De vereffeningskosten worden vastgesteld op € 6.063,95. Dit bedrag bestaat uit de kosten van € 3.980,90 inclusief btw conform de urenregistratie van [naam02] , € 268,05 aan gemaakte legeskosten door [naam02] en € 1.815,- aan gemaakte kosten door verzoekster. Verzoekster heeft onvoldoende onderbouwd waarom de vereffeningskosten op € 6.296,26 moeten worden vastgesteld. Het bedrag aan vereffeningskosten komt ten laste van de boedel.
2.6.
De opheffing van de vereffening moet door verzoekster bekend worden gemaakt in de (digitale) Staatscourant.

3..De beslissing

De kantonrechter:
3.1.
beveelt de opheffing van de vereffening van de nalatenschap van de overledene;
3.2.
beveelt verzoekster de opheffing van de vereffening van de nalatenschap van de overledene in de (digitale) Staatscourant te publiceren;
3.3.
stelt de reeds gemaakte vereffeningskosten vast op € 6.063,95;
3.4.
bepaalt dat de vereffeningskosten ten laste van de boedel zullen komen;
3.5.
draagt de griffier ambtshalve op om de opheffing op te nemen in het boedelregister.

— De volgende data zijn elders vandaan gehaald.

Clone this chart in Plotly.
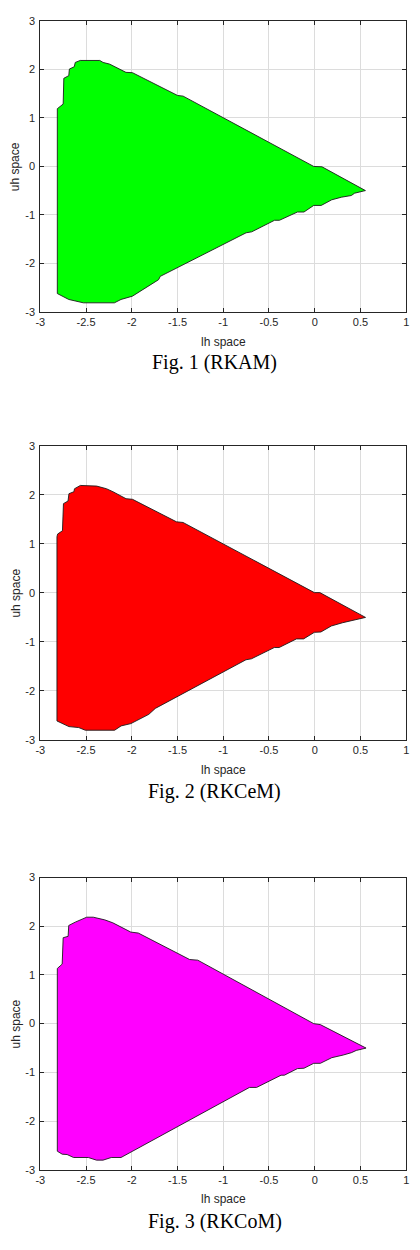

Deze beschikking is gegeven door mr. dr. P.G.J. van den Berg en in het openbaar uitgesproken.
31688
Verzoeker(s) en de in de procedure verschenen belanghebbenden kunnen hoger beroep instellen tegen deze beschikking binnen drie maanden, te rekenen vanaf de dag na de uitspraak. Andere belanghebbenden kunnen binnen drie maanden na de betekening van de beschikking of nadat de beschikking hen op andere wijze bekend is geworden hoger beroep instellen.